No es cuestión de la orientación ideológica del discurso extremista. Tampoco es relevante la posición o rasgos de quien ejerce el liderazgo que lo enarbola. Lo de fondo es la negación de la capacidad de discutir. Lo preocupante es la disolución de la tolerancia política.

Ecuador es un país que camina firmemente hacia el posicionamiento de una opción política extremista.

Las condiciones para la emergencia de una alternativa de este tipo están dadas, han madurado con el paso del tiempo y lo que resta para la eclosión de un liderazgo que cumpla con estas características es, simplemente, la aparición de un evento que resulte lo suficientemente impactante entre la ciudadanía.

Un atentado a la provisión de servicios básicos, un artefacto explosivo que afecte prioritariamente a población civil; en fin, un disparador de la furia colectiva.

Aunque se podría pensar que el punto neurálgico del escenario descrito es el tema de la inseguridad, en realidad allí está solo un reflejo de un problema mayor y que tiene que ver con la pérdida de la capacidad de escuchar, disentir y, al mismo tiempo, tolerar las ideas ajenas.

En efecto, desde hace mucho tiempo en Ecuador no es posible dialogar entre posiciones opuestas y mucho menos identificar puntos de convergencia.

Frente a cualquier problema público hay puntos de vista que se asumen como únicos, correctos e incontrovertibles. La opinión contraria no es valorada. Peor aún, la opinión contraria es descalificada, vejada y sujeta al escarnio público.

En resumen, quien no está en la línea de lo que se valora como legítimo, no tiene espacio para opinar.

Esta lapidaria situación es aún más grave de lo que parece, pues los alarmantes niveles de intolerancia se expresan también en las universidades, convertidas en estructuras de pensamiento único de las izquierdas o las derechas.

Ahí no hay excepciones.
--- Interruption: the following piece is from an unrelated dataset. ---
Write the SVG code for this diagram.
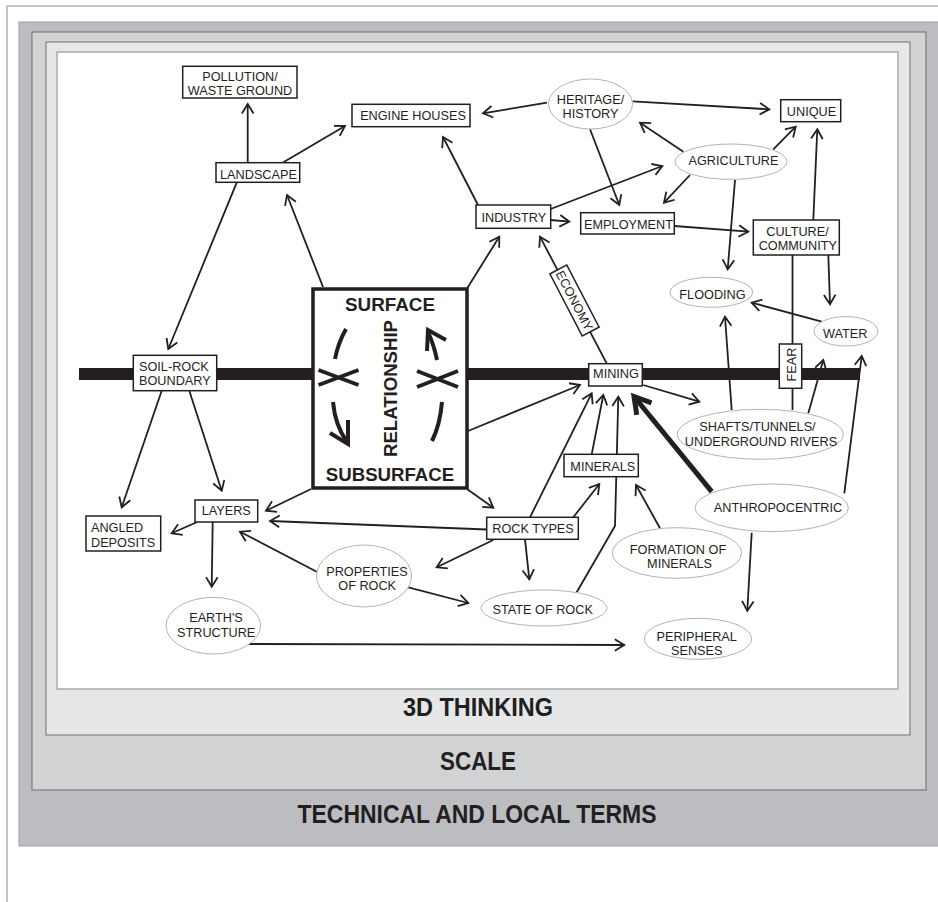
<svg xmlns="http://www.w3.org/2000/svg" width="938" height="902" viewBox="0 0 938 902">
<style>
.lbl{font-family:"Liberation Sans",Arial,sans-serif;font-size:12.7px;fill:#231f20;text-anchor:middle}
.lft{text-anchor:start}
.big{font-family:"Liberation Sans",Arial,sans-serif;font-weight:bold;fill:#231f20;text-anchor:middle}
.box{fill:#fff;stroke:#231f20;stroke-width:1.5}
.ell{fill:#fff;stroke:#a7a9ac;stroke-width:0.9}
.c{fill:none;stroke:#231f20;stroke-width:1.8;marker-end:url(#ah)}
.p{fill:none;stroke:#231f20;stroke-width:1.8}
.rel{fill:none;stroke:#231f20;stroke-width:4}
</style>
<defs>
<marker id="ah" markerUnits="userSpaceOnUse" viewBox="-12 -8 14 16" markerWidth="14" markerHeight="16" refX="0" refY="0" orient="auto">
<path d="M-9.5,-5.8 L0,0 L-9.5,5.8" fill="none" stroke="#231f20" stroke-width="1.8"/>
</marker>
<marker id="ahb" markerUnits="userSpaceOnUse" viewBox="-20 -12 24 24" markerWidth="24" markerHeight="24" refX="0" refY="0" orient="auto">
<path d="M-16,-9.5 L0,0 L-16,9.5" fill="none" stroke="#231f20" stroke-width="5"/>
</marker>
</defs>
<rect width="938" height="902" fill="#fff"/>
<path d="M7,902 L7,6 L938,6" fill="none" stroke="#8a8a8c" stroke-width="1"/>
<g id="frames">
<rect x="19" y="22" width="930" height="824" fill="#bcbdc0" stroke="#9d9ea1" stroke-width="1"/>
<rect x="32" y="32" width="894" height="758" fill="#d1d2d4" stroke="#6d6e71" stroke-width="1"/>
<rect x="46" y="42" width="864" height="693" fill="#e6e7e8" stroke="#6d6e71" stroke-width="1"/>
<rect x="57" y="52" width="841" height="637" fill="#fff" stroke="#a7a9ac" stroke-width="1.5"/>
<text class="big" x="478" y="716" font-size="25" textLength="150" lengthAdjust="spacingAndGlyphs">3D THINKING</text>
<text class="big" x="478" y="769.5" font-size="25" textLength="76" lengthAdjust="spacingAndGlyphs">SCALE</text>
<text class="big" x="477" y="823" font-size="26" textLength="359" lengthAdjust="spacingAndGlyphs">TECHNICAL AND LOCAL TERMS</text>
</g>
<rect id="boundary" x="79" y="368" width="781" height="12" fill="#231f20"/>
<g id="connectors">
<path class="c" d="M247.7,162.7 L247.7,104"/>
<path class="c" d="M283,162.5 L345,126"/>
<path class="c" d="M236.7,182.7 L168.3,349"/>
<path class="c" d="M323,287 L287,195"/>
<path class="c" d="M478,205 L443,137"/>
<path class="c" d="M547,102.7 L483,113.3"/>
<path class="c" d="M632.7,101.3 L769.3,109.3"/>
<path class="c" d="M590,129.3 L619.3,205"/>
<path class="c" d="M683.3,151.7 L640,122.7"/>
<path class="c" d="M773.3,149.3 L795.7,126.7"/>
<path class="c" d="M550.7,209 L662.3,166"/>
<path class="c" d="M690,175 L664,202.7"/>
<path class="c" d="M735,180 L727.7,269.3"/>
<path class="c" d="M550.7,220 L569.3,221.7"/>
<path class="c" d="M674.3,226 L748.3,231.7"/>
<path class="c" d="M813.3,220 L817.3,129.3"/>
<path class="c" d="M828.3,255 L830,304.3"/>
<path class="p" d="M792.5,255 L792.5,410"/>
<path class="c" d="M821.7,321.7 L751.7,302.7"/>
<path class="c" d="M731.7,410 L725,316.7"/>
<path class="c" d="M606.7,363.3 L540,236.7"/>
<path class="c" d="M466.7,289 L499.3,236.7"/>
<path class="c" d="M468,431 L580,385"/>
<path class="c" d="M311,489 L266,510.7"/>
<path class="c" d="M467,489 L493.3,507.7"/>
<path class="c" d="M643.3,385 L699.3,401.7"/>
<path class="c" d="M808.3,413.3 L823.3,360"/>
<path class="c" d="M844.3,493.3 L861.7,356"/>
<path d="M711.7,491.7 L634,396.5" fill="none" stroke="#231f20" stroke-width="5" marker-end="url(#ahb)"/>
<path class="c" d="M751.7,532.7 L747.3,610.7"/>
<path class="c" d="M591.7,454.3 L603.3,395"/>
<path class="c" d="M530,517.3 L591.7,393.3"/>
<path class="c" d="M576.7,592.3 L615,526 L618.3,396.7"/>
<path class="c" d="M573.3,517.3 L599.3,484"/>
<path class="c" d="M660,528.3 L636,485"/>
<path class="c" d="M486.7,529.5 L270,521"/>
<path class="c" d="M493.3,540 L436.7,567.3"/>
<path class="c" d="M525,539.3 L529.3,579.3"/>
<path class="c" d="M408.3,587.3 L468.3,603"/>
<path class="c" d="M316.7,571.7 L240,531.7"/>
<path class="c" d="M212.7,522 L211.7,586.7"/>
<path class="c" d="M196.7,522.3 L171.7,533.3"/>
<path class="c" d="M248.3,644 L624.3,645"/>
<path class="c" d="M161.7,390.7 L121.7,507.3"/>
<path class="c" d="M189.3,390.7 L221.7,490.7"/>
</g>
<g id="pollution"><rect class="box" x="182.7" y="66.3" width="114.3" height="31.7"/><text class="lbl" x="240" y="81">POLLUTION/</text><text class="lbl" x="240" y="95">WASTE GROUND</text></g>
<g id="engine-houses"><rect class="box" x="352" y="104.3" width="118" height="22.4"/><text class="lbl" x="413" y="119.5">ENGINE HOUSES</text></g>
<g id="landscape"><rect class="box" x="216" y="162.7" width="83.7" height="19.6"/><text class="lbl" x="258.5" y="178.5">LANDSCAPE</text></g>
<g id="heritage"><ellipse class="ell" cx="590.5" cy="104" rx="42" ry="25"/><text class="lbl" x="590.5" y="104">HERITAGE/</text><text class="lbl" x="590.5" y="118.3">HISTORY</text></g>
<g id="unique"><rect class="box" x="780.7" y="99.7" width="60" height="22"/><text class="lbl" x="811.5" y="115.7">UNIQUE</text></g>
<g id="agriculture"><ellipse class="ell" cx="731" cy="161.7" rx="56" ry="17.7"/><text class="lbl" x="733.5" y="165">AGRICULTURE</text></g>
<g id="industry"><rect class="box" x="476" y="205" width="74.7" height="23.3"/><text class="lbl" x="513.8" y="222.3">INDUSTRY</text></g>
<g id="employment"><rect class="box" x="580.7" y="212.7" width="93.6" height="21.3"/><text class="lbl" x="628.5" y="229">EMPLOYMENT</text></g>
<g id="culture"><rect class="box" x="753.3" y="220" width="86" height="35"/><text class="lbl" x="797.5" y="236">CULTURE/</text><text class="lbl" x="797.8" y="250.3">COMMUNITY</text></g>
<g id="flooding"><ellipse class="ell" cx="711.3" cy="292.3" rx="41.3" ry="15"/><text class="lbl" x="712.5" y="298.7">FLOODING</text></g>
<g id="water"><ellipse class="ell" cx="846" cy="331.3" rx="32" ry="14.7"/><text class="lbl" x="845.3" y="338.3">WATER</text></g>
<g id="economy" transform="translate(574.5,300.5) rotate(62.5)"><rect class="box" x="-35" y="-9.5" width="70" height="19"/><text class="lbl" x="0" y="4.6">ECONOMY</text></g>
<g id="fear"><rect class="box" x="779.3" y="344" width="22.4" height="44.3"/><text class="lbl" transform="translate(796,364.5) rotate(-90)" x="0" y="0">FEAR</text></g>
<g id="soil-rock"><rect class="box" x="133.3" y="355.3" width="83.4" height="35.4"/><text class="lbl lft" x="139" y="370.7">SOIL-ROCK</text><text class="lbl lft" x="139" y="385">BOUNDARY</text></g>
<g id="relationship">
<rect x="313" y="289" width="154" height="199" fill="#fff" stroke="#231f20" stroke-width="3.5"/>
<text class="big" x="390" y="310.5" font-size="19" textLength="90" lengthAdjust="spacingAndGlyphs">SURFACE</text>
<text class="big" x="390" y="481" font-size="19" textLength="128.5" lengthAdjust="spacingAndGlyphs">SUBSURFACE</text>
<text class="big" transform="translate(397,388.5) rotate(-90)" x="0" y="0" font-size="19" textLength="137" lengthAdjust="spacingAndGlyphs">RELATIONSHIP</text>
<path class="rel" d="M346,329 Q338,343 335,359"/>
<path class="rel" d="M333,402 Q335,425 347,442"/>
<path class="rel" d="M330,433 L348,444 L348,420"/>
<path class="rel" d="M318.5,370 L358.5,385 M318.5,385 L358.5,370"/>
<path class="rel" d="M428,332 Q434,345 437,360"/>
<path class="rel" d="M446,340 L428,330 L427,351"/>
<path class="rel" d="M442,402 Q440,425 432,441"/>
<path class="rel" d="M417,371 L458,387 M417,387 L458,371"/>
</g>
<g id="mining"><rect class="box" x="588.7" y="363.7" width="53.6" height="22.3"/><text class="lbl" x="616" y="378.3">MINING</text></g>
<g id="shafts"><ellipse class="ell" cx="760.3" cy="434.3" rx="83" ry="25"/><text class="lbl" x="757.5" y="431">SHAFTS/TUNNELS/</text><text class="lbl" x="761" y="445.7">UNDERGROUND RIVERS</text></g>
<g id="minerals"><rect class="box" x="564" y="454.3" width="74.3" height="22.4"/><text class="lbl" x="602.8" y="470.7">MINERALS</text></g>
<g id="anthropocentric"><ellipse class="ell" cx="771.7" cy="507.8" rx="76.7" ry="23.8"/><text class="lbl" x="778" y="512.3">ANTHROPOCENTRIC</text></g>
<g id="rock-types"><rect class="box" x="486.7" y="517.3" width="91.6" height="22"/><text class="lbl" x="533" y="533.3">ROCK TYPES</text></g>
<g id="formation"><ellipse class="ell" cx="677" cy="553" rx="64.7" ry="25.3"/><text class="lbl" x="678" y="554.3">FORMATION OF</text><text class="lbl" x="679.5" y="568.3">MINERALS</text></g>
<g id="state-of-rock"><ellipse class="ell" cx="544" cy="608" rx="63" ry="18"/><text class="lbl" x="542.7" y="614">STATE OF ROCK</text></g>
<g id="peripheral"><ellipse class="ell" cx="698" cy="638.8" rx="53.7" ry="20.5"/><text class="lbl" x="696.7" y="640.7">PERIPHERAL</text><text class="lbl" x="696.7" y="655">SENSES</text></g>
<g id="layers"><rect class="box" x="195" y="500" width="62.7" height="22"/><text class="lbl" x="226.2" y="515">LAYERS</text></g>
<g id="angled"><rect class="box" x="86" y="516" width="74.7" height="35"/><text class="lbl lft" x="91" y="532.3">ANGLED</text><text class="lbl lft" x="91" y="546.7">DEPOSITS</text></g>
<g id="properties"><ellipse class="ell" cx="364" cy="576" rx="47.5" ry="31"/><text class="lbl" x="367" y="575.7">PROPERTIES</text><text class="lbl" x="367.2" y="590">OF ROCK</text></g>
<g id="earth"><ellipse class="ell" cx="213.3" cy="625.7" rx="47.3" ry="28.3"/><text class="lbl" x="216" y="622.3">EARTH'S</text><text class="lbl" x="216.2" y="637.3">STRUCTURE</text></g>
</svg>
Ahí, en las universidades, hay formación de militancias, no de pensamientos libres.

Lo más preocupante de lo dicho es que no solemos dimensionar que quien se autocensura, para evitar ser reprendido por las redes sociales o por la opinión pública, no por ello deja de mantener sus posiciones respecto a determinados temas.

Ahí no hay una coerción real del pensamiento, sino simplemente una traslación hacia la gesta de una arena política subterránea que, ante la intolerancia y resistencia al debate abierto, busca alternativas para expresarse.

En coyunturas de ese tipo, precisamente, el discurso extremista gana espacio y quien lo abandera asume la representación de quienes han evitado expresar sus preferencias por temores, amenazas o el simple insulto, que no es una cuestión menor.

A meses de un nuevo proceso electoral, valdría la pena posicionar en el debate nacional la necesidad de la tolerancia política como valor esencial de la democracia.

Dado que a los actores políticos el tema les resulta esquivo, quizás porque la mayoría de ellos ni siquiera entienden de lo que se trata, los espacios ciudadanos son la alternativa.

Si acá no hay un intento de enderezar las dinámicas sociales, pronto los extremistas estarán en el poder. En ese momento todo serán lamentos e inútiles golpes de pecho.